Uno de los rituales imprescindibles de nuestra adolescencia -e incluso adultez-: los recitales de Los Redondos, esas misas paganas donde la pasión se mezclaba con la incertidumbre de los quilombos con la policía. Donde, una vez adentro, la mística alejaba por unas horas cualquier atisbo de racionalización. Un cronista lo vivió, y lo cuenta desde adentro y en primera persona.
¿Podía una banda de rock ocupar en esos miles de pibes y no tanto, el lugar que otros aspectos de la vida social no lo hacían? ¿Eran cada uno de sus presentaciones en vivo una manifestación popular sin precedentes en estas tierras, todavía más potentes y multitudinarias que las que generaba el fútbol o la política? ¿Qué veían esos miles de pibes que recorrían el país para ver a su banda y, en especial, a su cantante y líder? Si sus composiciones y líricas rozaban, para muchos lo incomprensible, ¿qué los movilizaba? ¿Existía una contradicción entre el origen, en su mayoría humilde o marginal, de esas cantidades de almas con el buen vivir de su líder?
Las respuestas a estas y otras tantas preguntas que siempre surgen cuando se intenta entender el fenómeno popular que fueron Los Redondos y el que es hoy la carrera solista del Indio Solari, nunca llegan. O siempre se hacen desde un escritorio, alejado de ese fenómeno que moviliza desde hace más de 20 años a miles jóvenes en todo el país. Y desde este espacio, nos parece más sincero describirlo y -en todo caso- disfrutarlo que ponerse a analizar una expresión de masas con criterios académicos. Y qué mejor manera de espiar este fenómeno popular que meterse en algunas de sus presentaciones en vivo. En esos recitales que los pibes llaman misa -pagana claro-, pero misa al fin.

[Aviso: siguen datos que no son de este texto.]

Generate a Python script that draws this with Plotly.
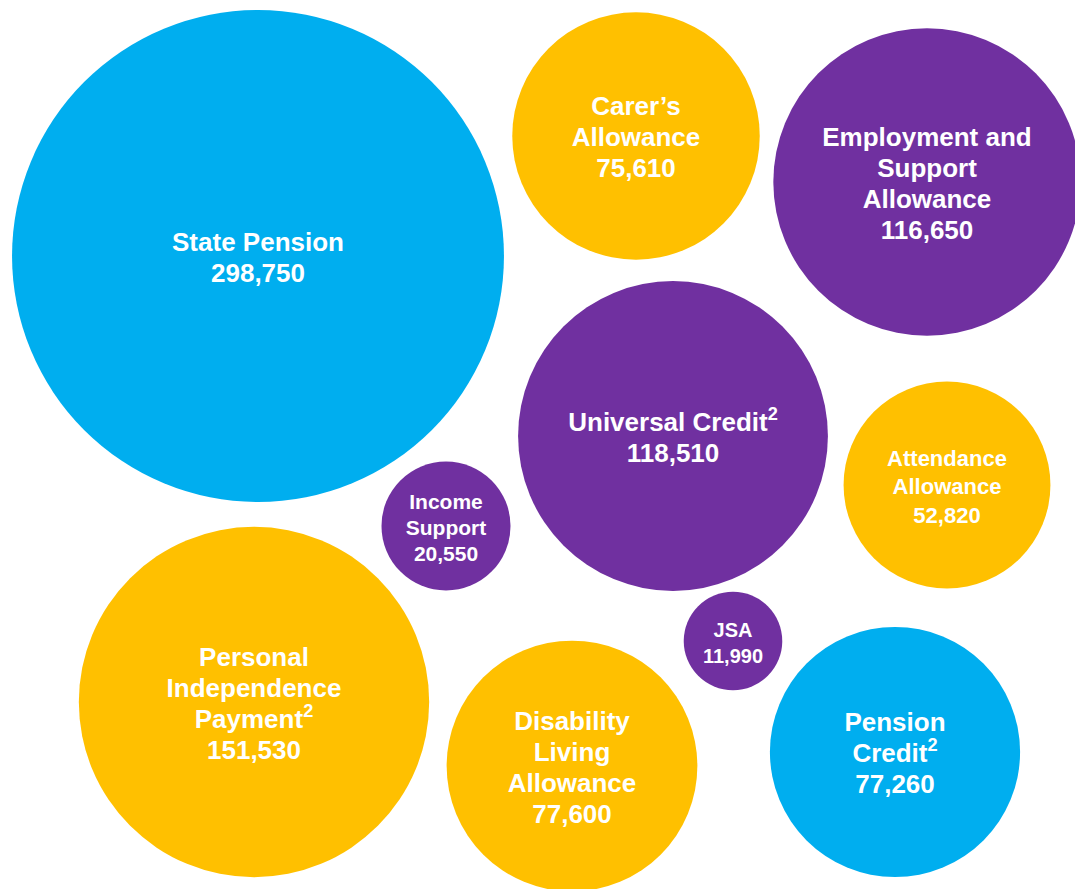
import plotly.graph_objects as go

# Data
labels = [
    "State Pension", "Carer’s<br>Allowance", "Employment and<br>Support<br>Allowance",
    "Universal Credit<sup>2</sup>", "Attendance<br>Allowance", "Income<br>Support",
    "Personal<br>Independence<br>Payment<sup>2</sup>", "Disability<br>Living<br>Allowance",
    "JSA", "Pension<br>Credit<sup>2</sup>",
]
values = [298750, 75610, 116650, 118510, 52820, 20550, 151530, 77600, 11990, 77260]
groups = ["pension", "carer", "esa", "uc", "carer", "esa", "carer", "carer", "esa", "pension"]
# layout positions of bubble centres (packing layout units = page pixels)
pos_x = [258, 636, 927, 673, 947, 446, 254, 572, 733, 895]
pos_y = [256, 136, 182, 436, 485, 526, 702, 766, 641, 752]

palette = {"pension": "#00AEEF", "carer": "#FFC000", "esa": "#7030A0", "uc": "#7030A0"}
font_sizes = [26, 26, 26, 26, 22, 21, 26, 26, 20, 26]
line_gaps = [31, 31, 31, 31, 28.5, 26, 31, 31, 26, 31]
text_drop = 3.5  # small downward nudge of label block

k = 0.45  # px radius per sqrt(value)
sizeref = 1 / (2 * k * k)

fig = go.Figure(go.Scatter(
    x=pos_x, y=pos_y, mode="markers",
    marker=dict(size=values, sizemode="area", sizeref=sizeref,
                color=[palette[g] for g in groups], opacity=1,
                line=dict(width=0)),
    hoverinfo="skip", cliponaxis=False,
))

# labels: one text point per line, stacked around each bubble centre
tx, ty, tt, ts = [], [], [], []
for lab, v, x, y, fs, gap in zip(labels, values, pos_x, pos_y, font_sizes, line_gaps):
    lines = lab.split("<br>") + [f"{v:,}"]
    n = len(lines)
    for i, ln in enumerate(lines):
        tx.append(x)
        ty.append(y + text_drop + (i - (n - 1) / 2) * gap)
        tt.append(f"<b>{ln}</b>")
        ts.append(fs)

fig.add_trace(go.Scatter(
    x=tx, y=ty, mode="text", text=tt, textposition="middle center",
    textfont=dict(family="Arial", color="white", size=ts),
    hoverinfo="skip", cliponaxis=False,
))

fig.update_layout(
    width=1075, height=889,
    margin=dict(l=0, r=0, t=0, b=0),
    paper_bgcolor="white", plot_bgcolor="white",
    showlegend=False,
    xaxis=dict(range=[0, 1075], visible=False, fixedrange=True),
    yaxis=dict(range=[889, 0], visible=False, fixedrange=True),
)

fig.write_html("out.html", config={"displayModeBar": False},
               post_script="document.body.style.margin='0';")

Centro Municipal de Exposiciones. Octubre de 1992
Con apenas 16 años, este redactor logró escapar de los ruegos de sus padres y ser parte de un recital de Los Redondos. Creo que era la primera vez que salía al centro, a la Capital, sin mis viejos. Junto con mi hermano y dos amigos emprendimos el viaje desde Ituzaingó hasta la Facultad de Derecho con la esperanza de ver en vivo a nuestra banda favorita. Era raro poder observar tanta efervescencia ya desde que subimos al tren y nos bajamos en Once. Al recordarlo hoy con los ojos de aquel pibe, me parece que todo el recorrido estaba empapelado de banderas, como una escenografía que avanzaba con nosotros, desde arriba del tren hasta el colectivo. Llegar al centro y ver ese contraste entre los edificios paquetes de la zona y las bandas que viajaban en su mayoría del conurbano, era también una especie de venganza popular, de coparles su lugar.
No sé si fue la inconsciencia de la edad, pero al entrar logramos ir hasta muy cerca del escenario a esperar que "Salga el Indio y todo el año es carnaval". Habíamos llegado como una hora antes y ya el lugar estaba repleto. Realmente parecía demasiado chico para la cantidad de pibes que había afuera. La cosa se llenó: tras nueve meses de ausencia, Los Redondos tocaron ante 15 mil personas y adelantaron algunos temas inéditos de lo que sería luego su próximo disco. El que venían presentando era La mosca y la sopa, con el que había ocurrido algo extraño: Había salido a la venta en casete primero y luego -con la impronta del CD- lo volvieron a editar con un temazo que el casete no traía: "Tarea fina". Para muchos que sólo teníamos el casete, escuchar esa canción en vivo resultó algo inolvidable. (Después de tantas mudanzas, ¿dónde habrán quedado esos casetes?). Más allá de algún bajón de presión por tanto pogo y emoción, el recital fue una verdadera fiesta. Un bautismo ricotero inolvidable.